Putative compensatory mutations in the rpoC gene of rifampin-resistant Mycobacterium tuberculosis are associated with ongoing transmission.

Research paper by M M de Vos, B B Müller, S S Borrell, P A PA Black, P D PD van Helden, R M RM Warren, S S Gagneux, T C TC Victor

Indexed on: 05 Dec '12Published on: 05 Dec '12Published in: Antimicrobial agents and chemotherapy


Rifampin resistance in clinical isolates of Mycobacterium tuberculosis arises primarily through the selection of bacterial variants harboring mutations in the 81-bp rifampin resistance-determining region of the rpoB gene. While these mutations were shown to infer a fitness cost in the absence of antibiotic pressure, compensatory mutations in rpoA and rpoC were identified which restore the fitness of rifampin-resistant bacteria carrying mutations in rpoB. To investigate the epidemiological relevance of these compensatory mutations, we analyzed 286 drug-resistant and 54 drug-susceptible clinical M. tuberculosis isolates from the Western Cape, South Africa, a high-incidence setting of multidrug-resistant tuberculosis.
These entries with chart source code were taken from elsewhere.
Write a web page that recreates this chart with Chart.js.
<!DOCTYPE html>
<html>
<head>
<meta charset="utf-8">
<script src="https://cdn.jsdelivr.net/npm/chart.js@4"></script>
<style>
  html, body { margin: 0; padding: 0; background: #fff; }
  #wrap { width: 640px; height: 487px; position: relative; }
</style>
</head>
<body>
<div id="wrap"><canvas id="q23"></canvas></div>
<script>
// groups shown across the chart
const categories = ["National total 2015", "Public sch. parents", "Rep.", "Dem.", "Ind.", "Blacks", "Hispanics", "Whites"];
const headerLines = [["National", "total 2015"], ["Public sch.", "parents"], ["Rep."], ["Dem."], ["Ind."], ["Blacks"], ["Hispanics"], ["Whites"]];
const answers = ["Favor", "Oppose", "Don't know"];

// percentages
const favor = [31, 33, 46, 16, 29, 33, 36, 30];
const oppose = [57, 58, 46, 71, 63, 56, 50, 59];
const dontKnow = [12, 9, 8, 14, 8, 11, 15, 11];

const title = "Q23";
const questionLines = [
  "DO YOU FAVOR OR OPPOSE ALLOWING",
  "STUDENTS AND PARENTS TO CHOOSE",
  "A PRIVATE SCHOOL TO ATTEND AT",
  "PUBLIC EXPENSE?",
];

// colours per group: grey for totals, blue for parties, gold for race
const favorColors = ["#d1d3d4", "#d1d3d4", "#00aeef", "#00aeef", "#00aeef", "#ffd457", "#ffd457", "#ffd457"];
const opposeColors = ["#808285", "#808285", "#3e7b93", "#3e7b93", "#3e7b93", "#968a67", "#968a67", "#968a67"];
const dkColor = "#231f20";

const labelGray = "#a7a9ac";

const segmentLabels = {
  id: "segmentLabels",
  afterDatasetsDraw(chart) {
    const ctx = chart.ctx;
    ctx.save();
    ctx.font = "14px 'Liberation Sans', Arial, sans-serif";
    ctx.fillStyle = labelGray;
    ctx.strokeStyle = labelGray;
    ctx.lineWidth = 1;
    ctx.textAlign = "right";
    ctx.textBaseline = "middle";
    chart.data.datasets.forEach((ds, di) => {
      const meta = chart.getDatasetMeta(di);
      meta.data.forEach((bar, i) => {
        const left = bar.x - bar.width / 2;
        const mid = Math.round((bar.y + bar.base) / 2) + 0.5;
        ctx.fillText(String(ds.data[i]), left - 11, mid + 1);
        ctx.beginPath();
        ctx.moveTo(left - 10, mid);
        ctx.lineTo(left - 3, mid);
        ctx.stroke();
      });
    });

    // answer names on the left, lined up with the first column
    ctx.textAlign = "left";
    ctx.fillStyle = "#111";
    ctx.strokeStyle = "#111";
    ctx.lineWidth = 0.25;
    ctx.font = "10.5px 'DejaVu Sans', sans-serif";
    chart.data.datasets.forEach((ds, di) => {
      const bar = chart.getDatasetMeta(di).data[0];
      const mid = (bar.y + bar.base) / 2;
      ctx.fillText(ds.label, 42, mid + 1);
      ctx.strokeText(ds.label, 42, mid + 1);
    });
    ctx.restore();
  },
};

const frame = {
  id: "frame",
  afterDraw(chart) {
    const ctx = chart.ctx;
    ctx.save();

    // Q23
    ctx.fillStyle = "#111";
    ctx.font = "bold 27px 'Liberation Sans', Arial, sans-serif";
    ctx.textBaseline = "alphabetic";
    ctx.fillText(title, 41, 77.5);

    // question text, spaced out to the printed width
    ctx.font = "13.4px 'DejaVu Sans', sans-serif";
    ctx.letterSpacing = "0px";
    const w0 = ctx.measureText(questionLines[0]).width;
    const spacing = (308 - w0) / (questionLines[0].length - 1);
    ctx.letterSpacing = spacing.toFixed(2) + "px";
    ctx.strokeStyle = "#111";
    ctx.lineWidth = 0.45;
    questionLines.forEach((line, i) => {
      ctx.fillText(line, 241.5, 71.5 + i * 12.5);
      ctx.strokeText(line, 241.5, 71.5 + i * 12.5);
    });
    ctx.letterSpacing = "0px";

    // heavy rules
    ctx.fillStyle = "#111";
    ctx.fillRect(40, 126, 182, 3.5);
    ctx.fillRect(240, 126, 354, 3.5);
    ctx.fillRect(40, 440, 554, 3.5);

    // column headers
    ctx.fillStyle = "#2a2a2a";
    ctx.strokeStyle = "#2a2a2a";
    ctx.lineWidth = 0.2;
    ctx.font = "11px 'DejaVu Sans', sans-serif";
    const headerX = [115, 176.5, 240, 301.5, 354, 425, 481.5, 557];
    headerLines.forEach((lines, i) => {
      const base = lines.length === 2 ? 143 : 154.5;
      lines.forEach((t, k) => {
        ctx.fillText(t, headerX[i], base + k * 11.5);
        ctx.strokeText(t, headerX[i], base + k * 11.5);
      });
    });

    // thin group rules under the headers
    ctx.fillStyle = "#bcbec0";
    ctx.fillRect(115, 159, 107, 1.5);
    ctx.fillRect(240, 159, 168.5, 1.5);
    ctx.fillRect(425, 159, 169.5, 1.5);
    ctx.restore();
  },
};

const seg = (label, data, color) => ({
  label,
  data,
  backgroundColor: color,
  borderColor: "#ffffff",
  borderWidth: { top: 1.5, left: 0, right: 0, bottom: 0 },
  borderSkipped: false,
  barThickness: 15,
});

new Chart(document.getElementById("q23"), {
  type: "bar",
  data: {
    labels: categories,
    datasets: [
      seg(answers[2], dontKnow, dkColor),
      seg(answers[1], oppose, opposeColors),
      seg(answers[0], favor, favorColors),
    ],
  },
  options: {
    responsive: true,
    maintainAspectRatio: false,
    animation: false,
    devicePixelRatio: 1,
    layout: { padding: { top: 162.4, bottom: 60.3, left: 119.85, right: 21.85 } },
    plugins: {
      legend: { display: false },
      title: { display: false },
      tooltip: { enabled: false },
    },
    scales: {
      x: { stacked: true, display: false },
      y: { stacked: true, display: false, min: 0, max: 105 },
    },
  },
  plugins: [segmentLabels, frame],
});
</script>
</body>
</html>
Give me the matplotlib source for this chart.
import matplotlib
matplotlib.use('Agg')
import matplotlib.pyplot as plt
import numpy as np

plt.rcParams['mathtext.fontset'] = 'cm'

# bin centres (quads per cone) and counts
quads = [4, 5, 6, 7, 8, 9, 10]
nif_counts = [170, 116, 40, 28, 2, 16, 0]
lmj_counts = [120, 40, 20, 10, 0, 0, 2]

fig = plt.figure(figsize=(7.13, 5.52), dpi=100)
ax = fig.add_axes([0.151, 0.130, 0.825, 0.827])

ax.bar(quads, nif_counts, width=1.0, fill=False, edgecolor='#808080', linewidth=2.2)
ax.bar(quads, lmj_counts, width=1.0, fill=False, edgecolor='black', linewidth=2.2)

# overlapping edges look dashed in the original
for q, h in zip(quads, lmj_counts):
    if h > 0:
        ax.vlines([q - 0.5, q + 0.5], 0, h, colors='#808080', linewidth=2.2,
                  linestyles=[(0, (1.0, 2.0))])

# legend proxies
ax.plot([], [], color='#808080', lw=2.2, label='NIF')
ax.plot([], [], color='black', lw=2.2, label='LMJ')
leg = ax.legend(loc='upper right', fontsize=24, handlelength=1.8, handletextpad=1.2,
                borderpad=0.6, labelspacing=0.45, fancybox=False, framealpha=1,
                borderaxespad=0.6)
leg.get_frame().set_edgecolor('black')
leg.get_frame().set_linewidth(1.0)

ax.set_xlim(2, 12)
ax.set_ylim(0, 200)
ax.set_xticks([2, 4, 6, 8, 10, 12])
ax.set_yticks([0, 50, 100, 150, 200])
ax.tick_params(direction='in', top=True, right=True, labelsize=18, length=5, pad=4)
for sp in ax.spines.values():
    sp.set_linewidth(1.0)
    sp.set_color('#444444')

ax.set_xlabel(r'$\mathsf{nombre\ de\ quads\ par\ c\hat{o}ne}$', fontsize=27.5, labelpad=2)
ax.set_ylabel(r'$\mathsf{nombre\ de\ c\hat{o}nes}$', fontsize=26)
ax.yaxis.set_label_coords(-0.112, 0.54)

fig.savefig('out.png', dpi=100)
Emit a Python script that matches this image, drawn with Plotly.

Sequencing of a portion of the RpoA-RpoC interaction region of the rpoC gene revealed that 23.5% of all rifampin-resistant isolates tested carried a nonsynonymous mutation in this region. These putative compensatory mutations in rpoC were associated with transmission, as 30.8% of all rifampin-resistant isolates with an IS6110 restriction fragment length polymorphism (RFLP) pattern belonging to a recognized RFLP cluster harbored putative rpoC mutations. Such mutations were present in only 9.4% of rifampin-resistant isolates with unique RFLP patterns (P < 0.01). Moreover, these putative compensatory mutations were associated with specific strain genotypes and the rpoB S531L rifampin resistance mutation. Among isolates harboring this rpoB mutation, 44.1% also harbored rpoC mutations, while only 4.1% of the isolates with other rpoB mutations exhibited mutations in rpoC (P < 0.001). Our study supports a role for rpoC mutations in the transmission of multidrug-resistant tuberculosis and illustrates how epistatic interactions between drug resistance-conferring mutations, compensatory mutations, and different strain genetic backgrounds might influence compensatory evolution in drug-resistant M. tuberculosis.